Menurut pengamat terorisme Universitas Udayana AA Bagus Surya, fenomena bomber berasal dari satu keluarga yang sama merupakan hal baru di jagat terorisme. “Bomber sekeluarga saya rasa memang modus baru. Apalagi dengan profil keluarga dengan beberapa anak seharusnya memiliki kehidupan yang normal,” ujarnya saat berbincang dengan Rappler.
Ia menambahkan, aparat keamanan juga bakal kian sulit mendeteksi serangan jika modus bomber keluarga itu dipraktekkan dalam aksi-aksi teror ke depan. “Kondisinya jadi lebih rumit. Selain itu, teori rasionalitas juga sulit untuk membedah perilaku sekeluarga menjadi bomber,” jelasnya.

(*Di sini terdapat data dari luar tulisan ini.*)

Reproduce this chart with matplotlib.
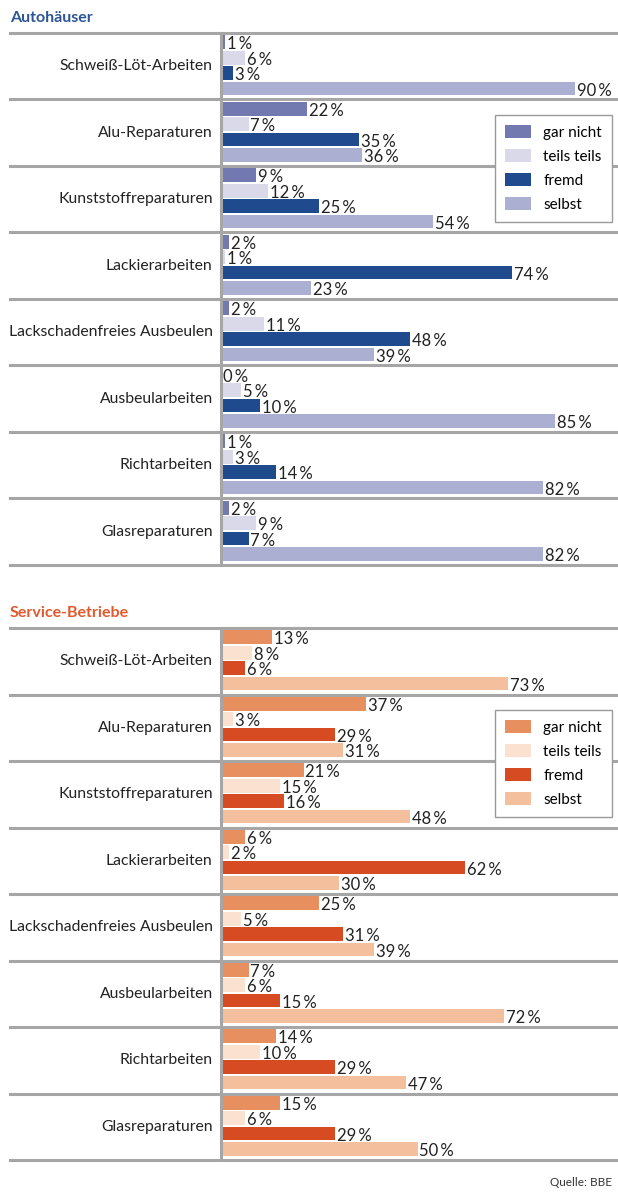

Lebih jauh, Agung juga mengaku khawatir dengan kinerja kepolisian dan aparat intelijen yang lamban dalam mendeteksi para pelaku dan mengantisipasi serangan. “Ini bukan pekerjaan satu atau dua tahun. Meyakinkan satu keluarga untuk jadi bomber perlu waktu yang lama,” cetusnya.